A person violating the provisions of subsection (B) is guilty of a felony and, upon conviction, must be imprisoned not more than ten years or fined not more than five thousand dollars, or both, and must be required to perform at least two hundred fifty hours of community service. A violation of item (4), whether by the owner of the public property or by another person, must be corrected by the owner of the public property within ninety days when the historical monument is intact and within one year when the monument is so damaged that repairs or replacement are required. The owner of the public property shall bear the costs of correcting violations and may pursue reimbursement of the costs from the violators.

(C)(1)    For purposes of subsection (B)(4), the term 'historical monument' or 'historical marker' means a statue or memorial dedicated to the memory of a historical figure, person, group, or event.

(2)    A person or organization that has an interest in caring for the property may bring a civil action for a violation of subsection (B) to recover damages and the cost of restoration and repair of the property, plus attorney's fees and court costs. When the violation is under color of law or by any government agency, the recovery may be for treble damages in addition to the cost of restoration and repair of the property, plus attorney's fees and court costs. An organization with a purpose, primary or otherwise, to remember or honor a particular event, people, or time period including, but not limited to, historical and heritage organizations, shall have civil standing to bring an action as described in this section.

(C)(D)(1)    It is unlawful for a person wilfully and knowingly to steal anything of value located upon or around a repository for human remains or within a human graveyard, cemetery, Native American burial ground or burial mound, or memorial park, or for a person wilfully, knowingly, and without proper legal authority to destroy, tear down, or injure any fencing, plants, trees, shrubs, or flowers located upon or around a repository for human remains, or within a human graveyard, cemetery, Native American burial ground or burial mound, or memorial park.
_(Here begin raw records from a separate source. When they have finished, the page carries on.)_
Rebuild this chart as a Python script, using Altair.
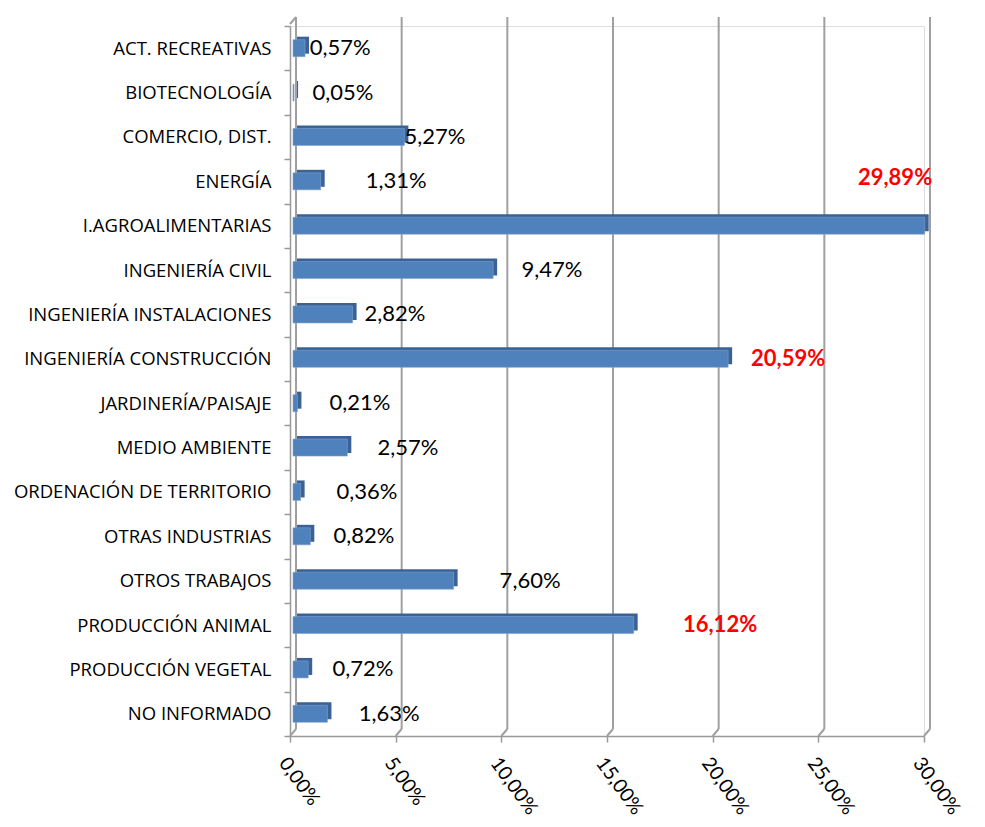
import altair as alt
import pandas as pd

categories = [
    "ACT. RECREATIVAS", "BIOTECNOLOGÍA", "COMERCIO, DIST.", "ENERGÍA",
    "I.AGROALIMENTARIAS", "INGENIERÍA CIVIL", "INGENIERÍA INSTALACIONES",
    "INGENIERÍA CONSTRUCCIÓN", "JARDINERÍA/PAISAJE", "MEDIO AMBIENTE",
    "ORDENACIÓN DE TERRITORIO", "OTRAS INDUSTRIAS", "OTROS TRABAJOS",
    "PRODUCCIÓN ANIMAL", "PRODUCCIÓN VEGETAL", "NO INFORMADO",
]
values = [0.57, 0.05, 5.27, 1.31, 29.89, 9.47, 2.82, 20.59, 0.21, 2.57,
          0.36, 0.82, 7.60, 16.12, 0.72, 1.63]
value_labels = ["0,57%", "0,05%", "5,27%", "1,31%", "29,89%", "9,47%", "2,82%",
                "20,59%", "0,21%", "2,57%", "0,36%", "0,82%", "7,60%", "16,12%",
                "0,72%", "1,63%"]
highlight = [False, False, False, False, True, False, False, True, False, False,
             False, False, False, True, False, False]
# where Excel placed each data label (in axis units) and whether it was lifted one row
label_pos = [2.37, 2.51, 6.86, 5.02, 28.63, 12.40, 4.97, 23.57, 3.31, 5.58,
             3.64, 3.50, 11.36, 20.35, 3.45, 4.69]
label_lifted = [False, False, False, False, True, False, False, False, False, False,
                False, False, False, False, False, False]
x_ticks = [0, 5, 10, 15, 20, 25, 30]

W, H = 634, 710
FONT = "Open Sans"
VFONT = "Lato"

df = pd.DataFrame({
    "cat": categories, "val": values, "lab": value_labels,
    "hl": highlight, "lx": label_pos, "lift": label_lifted,
})
grid = pd.DataFrame({"t": x_ticks})

y_enc = alt.Y("cat:N", sort=categories, title=None,
              scale=alt.Scale(paddingInner=0, paddingOuter=0),
              axis=alt.Axis(labelFont=FONT, labelFontSize=18.5, labelColor="black",
                            labelLimit=500,
                            domainColor="#999999", domainWidth=1.5, tickColor="#999999",
                            tickWidth=1.5, tickSize=6, tickBand="extent",
                            labelPadding=13, grid=False))
x_scale = alt.Scale(domain=[0, 30], nice=False, zero=True)

base = alt.Chart(df)

gridlines = alt.Chart(grid).mark_rule(color="#A0A0A0", strokeWidth=2, xOffset=6).encode(
    x=alt.X("t:Q", scale=x_scale, title=None,
            axis=alt.Axis(values=x_ticks, grid=False, labelFont=VFONT, labelFontSize=19.5,
                          labelColor="black", labelAngle=54, labelAlign="left",
                          labelBaseline="top", labelPadding=12,
                          labelExpr="replace(format(datum.value, '.2f'), '.', ',') + '%'",
                          domainColor="#999999", domainWidth=1.5, tickColor="#999999",
                          tickWidth=1.5, tickSize=6)),
    y=alt.value(-9), y2=alt.value(H - 7),
)
diag = alt.Chart(grid).mark_rule(color="#A0A0A0", strokeWidth=2, x2Offset=6).encode(
    x=alt.X("t:Q", scale=x_scale), x2="t:Q",
    y=alt.value(H), y2=alt.value(H - 7),
)
top_diag = alt.Chart(grid).transform_filter("datum.t == 0").mark_rule(
    color="#A0A0A0", strokeWidth=2, x2Offset=6).encode(
    x=alt.X("t:Q", scale=x_scale), x2="t:Q",
    y=alt.value(-2), y2=alt.value(-9),
)

depth = base.mark_bar(size=17, color="#3B6295", xOffset=7, x2Offset=7, yOffset=-3).encode(
    x=alt.X("val:Q", scale=x_scale), y=y_enc)
front = base.mark_bar(size=17, color="#4F81BD", xOffset=3, x2Offset=3,
                      stroke="#7FA3CF", strokeWidth=0.6).encode(
    x=alt.X("val:Q", scale=x_scale), y=y_enc)

txt_normal = base.transform_filter("!datum.hl").mark_text(
    font=VFONT, fontSize=22, color="black", align="center", baseline="middle").encode(
    x=alt.X("lx:Q", scale=x_scale), y=y_enc, text="lab:N")
txt_hl = base.transform_filter("datum.hl && !datum.lift").mark_text(
    font=VFONT, fontSize=22, fontWeight="bold", color="#FF0000", align="center",
    baseline="middle").encode(
    x=alt.X("lx:Q", scale=x_scale), y=y_enc, text="lab:N")
txt_hl_lift = base.transform_filter("datum.hl && datum.lift").mark_text(
    font=VFONT, fontSize=22, fontWeight="bold", color="#FF0000", align="center",
    baseline="middle", dy=-48).encode(
    x=alt.X("lx:Q", scale=x_scale), y=y_enc, text="lab:N")

chart = alt.layer(gridlines, diag, top_diag, depth, front, txt_normal, txt_hl, txt_hl_lift).properties(
    width=W, height=H,
    padding={"top": 8, "left": 5, "right": 5, "bottom": 2},
).configure_view(stroke=None).configure(background="white")

chart.save("out.html", embed_options={"renderer": "svg", "actions": False})
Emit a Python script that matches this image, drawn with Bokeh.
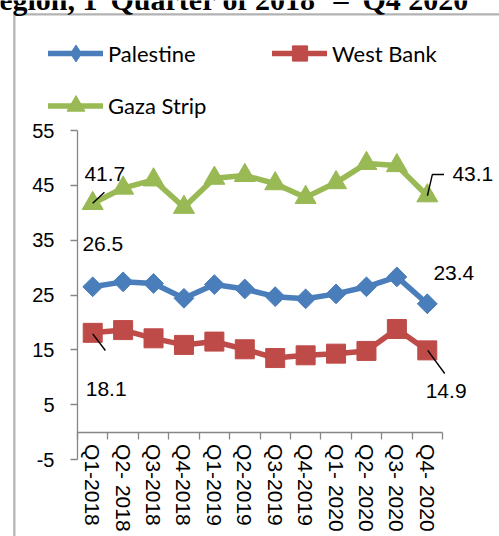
from math import pi
from bokeh.plotting import figure
from bokeh.models import (ColumnDataSource, FixedTicker, Legend, LegendItem,
                          Label, BoxAnnotation, Range1d)
from bokeh.embed import file_html
from bokeh.resources import INLINE

# ---------------- data ----------------
quarters = ["Q1-2018", "Q2- 2018", "Q3-2018", "Q4-2018", "Q1-2019", "Q2-2019",
            "Q3-2019", "Q4-2019", "Q1- 2020", "Q2- 2020", "Q3- 2020", "Q4- 2020"]
palestine = [26.5, 27.4, 27.1, 24.4, 26.9, 26.1, 24.7, 24.3, 25.2, 26.5, 28.3, 23.4]
west_bank = [18.1, 18.6, 17.1, 15.9, 16.5, 15.1, 13.5, 14.0, 14.3, 14.8, 18.8, 14.9]
gaza_strip = [41.7, 44.5, 46.0, 41.0, 46.3, 46.8, 45.3, 42.8, 45.5, 49.0, 48.6, 43.1]
y_ticks = [-5, 5, 15, 25, 35, 45, 55]
series_names = ["Palestine", "West Bank", "Gaza Strip"]
colors = ["#4A7EBB", "#BE4B48", "#98B954"]

# ---------------- layout geometry (pixels) ----------------
W, H = 499, 536
Y_LO, Y_HI = -5, 55
X_LO, X_HI = -0.5, len(quarters) - 0.5
PL, PR, PT, PB = 77, 442, 130, 459   # plot area edges in px
SX = (X_HI - X_LO) / (PR - PL)
SY = (Y_HI - Y_LO) / (PB - PT)
TXT_SHIFT = 9.5  # baseline correction for Label text in px

def px2x(px):
    return X_LO + (px - PL) * SX

def px2y(py):
    return Y_HI - (py - PT) * SY

def dx(px):
    return px * SX

def dy(px):
    return px * SY

p = figure(width=W, height=H,
           x_range=Range1d(px2x(0), px2x(W)), y_range=Range1d(px2y(H), px2y(0)),
           min_border_left=0, min_border_right=0, min_border_top=0, min_border_bottom=0,
           output_backend="svg", toolbar_location=None)
p.xgrid.visible = False
p.ygrid.visible = False
p.outline_line_color = None
p.background_fill_color = "white"
p.border_fill_color = "white"

axis_gray = "#868686"

# y axis (fixed at left edge of plot area)
p.yaxis.fixed_location = X_LO
p.yaxis.bounds = (Y_LO, Y_HI)
p.yaxis.ticker = FixedTicker(ticks=y_ticks)
p.yaxis.major_label_overrides = {t: str(t) for t in y_ticks}
p.yaxis.axis_line_color = axis_gray
p.yaxis.axis_line_width = 1.3
p.yaxis.major_tick_line_color = axis_gray
p.yaxis.major_tick_line_width = 1.3
p.yaxis.major_tick_in = 0
p.yaxis.major_tick_out = 7
p.yaxis.minor_tick_line_color = None
p.yaxis.major_label_text_font = "Liberation Sans"
p.yaxis.major_label_text_font_size = "20px"
p.yaxis.major_label_text_color = "black"
p.yaxis.major_label_standoff = 16

# x axis at y = 0: labels at category centres, tick marks between categories
p.xaxis.fixed_location = 0
p.xaxis.bounds = (X_LO, X_HI)
p.xaxis.ticker = FixedTicker(ticks=list(range(len(quarters))),
                             minor_ticks=[i - 0.5 for i in range(len(quarters) + 1)])
p.xaxis.major_label_overrides = {i: q for i, q in enumerate(quarters)}
p.xaxis.axis_line_color = axis_gray
p.xaxis.axis_line_width = 1.3
p.xaxis.major_tick_line_color = None
p.xaxis.major_tick_in = 0
p.xaxis.major_tick_out = 0
p.xaxis.minor_tick_line_color = axis_gray
p.xaxis.minor_tick_line_width = 1.3
p.xaxis.minor_tick_in = 0
p.xaxis.minor_tick_out = 7
p.xaxis.major_label_orientation = "vertical"
p.xaxis.major_label_standoff = 5
p.xaxis.major_label_text_font = "Liberation Sans"
p.xaxis.major_label_text_font_size = "21px"
p.xaxis.major_label_text_color = "black"

src = ColumnDataSource(dict(x=list(range(len(quarters))), q=quarters,
                            pal=palestine, wb=west_bank, gz=gaza_strip))

renderers = []
for col, c, marker, size, ang in [("pal", colors[0], "square", 14, pi / 4),
                                  ("wb", colors[1], "square", 19, 0),
                                  ("gz", colors[2], "triangle", 21, 0)]:
    ln = p.line(x="x", y=col, source=src, line_color=c, line_width=5.5,
                line_cap="round", line_join="round")
    sc = p.scatter(x="x", y=col, source=src, marker=marker, size=size, angle=ang,
                   fill_color=c, line_color=c, line_width=1)
    renderers.append([ln, sc])

# legend-only diamond key for Palestine (legend does not rotate markers);
# its single point is NaN so nothing is drawn in the plot itself
key_src = ColumnDataSource(dict(x=[0.0], y=[float("nan")]))
pal_key = p.scatter(x="x", y="y", source=key_src, marker="diamond", size=17,
                    fill_color=colors[0], line_color=colors[0])
renderers[0] = [renderers[0][0], pal_key]

# data labels (first and last points)
last = len(quarters) - 1
for xi, val, xo, yo in [(0, gaza_strip[0], -8.3, 20.4),
                        (0, palestine[0], -10.3, 33),
                        (0, west_bank[0], -7, -66),
                        (last, gaza_strip[last], 25.1, 12),
                        (last, palestine[last], 6.1, 21.6),
                        (last, west_bank[last], -1.6, -50)]:
    p.add_layout(Label(x=xi, y=val, text=f"{val}", x_offset=xo, y_offset=yo + TXT_SHIFT,
                       text_align="left", text_baseline="alphabetic",
                       text_font="Liberation Sans", text_font_size="21px",
                       text_color="black"))

# leader lines
leaders_x = [[0, dx(11.7)],
             [0, dx(12.7)],
             [last + dx(0.1), last + dx(5.1), last + dx(16.7)],
             [last + dx(0.4), last + dx(17.4)]]
leaders_y = [[gaza_strip[0] + dy(0.2), gaza_strip[0] + dy(11.2)],
             [west_bank[0] - dy(1), west_bank[0] - dy(17.7)],
             [gaza_strip[last], gaza_strip[last] + dy(21.3), gaza_strip[last] + dy(21.3)],
             [west_bank[last], west_bank[last] - dy(23.1)]]
p.multi_line(xs=leaders_x, ys=leaders_y, line_color="black", line_width=1.4)

# legends (one per item for exact placement); location measured from bottom-left
for (ln, sc), name, left_px, centre_px, gh in [(renderers[0], series_names[0], 48, 53, 42),
                                               (renderers[1], series_names[1], 272, 53, 38),
                                               (renderers[2], series_names[2], 48, 105, 45)]:
    lg = Legend(items=[LegendItem(label=name, renderers=[ln, sc])],
                location=(left_px, H - (centre_px + gh / 2)),
                orientation="horizontal", glyph_width=55, glyph_height=gh,
                label_standoff=5, padding=0, margin=0, spacing=0,
                border_line_color=None, background_fill_alpha=0,
                label_text_font="Lato", label_text_font_size="22px",
                label_text_color="black", label_height=gh)
    p.add_layout(lg, "center")

# outer chart border (left and top edges visible)
p.add_layout(BoxAnnotation(left=px2x(13.85), right=px2x(W + 50),
                           top=px2y(13.85), bottom=px2y(H + 50),
                           fill_alpha=0, line_color="black", line_width=2.2))

# clipped title remnants at top
for txt, px, align in [("Region, 1", 97, "right"),
                       ("Quarter of 2018", 110, "left"),
                       ("–", 333, "left"),
                       ("Q4 2020", 362, "left")]:
    p.add_layout(Label(x=px2x(px), y=px2y(9.5), y_offset=11, text=txt, text_align=align,
                       text_baseline="alphabetic", text_font="Liberation Serif",
                       text_font_style="bold", text_font_size="30px", text_color="black"))

open("out.html", "w").write(file_html(p, INLINE))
(2)    A person violating the provisions of item (1) is guilty of:

(a)    a felony and, upon conviction, if the theft of, destruction to, injury to, or loss of property is valued at four hundred dollars or more, must be fined not more than five thousand dollars or imprisoned not more than five years, or both, and must be required to perform not more than five hundred hours of community service;

(b)    a misdemeanor triable in magistrates court or municipal court, notwithstanding the provisions of Sections 22-3-540, 22-3-545, 22-3-550, and 14-25-65, if the theft of, destruction to, injury to, or loss of property is valued at less than four hundred dollars. Upon conviction, a person must be fined not more than one thousand dollars, or imprisoned not more than thirty days, or both, and must be required to perform not more than two hundred fifty hours of community service.

(D)(E)    A person who owns or has an interest in caring for the property, in the case of private lands, or the State, in the case of state lands, may bring a civil action for a violation of this section to recover damages, and the cost of restoration and repair of the property, plus attorney's fees and court costs."

SECTION    2.    This act takes effect upon approval by the Governor.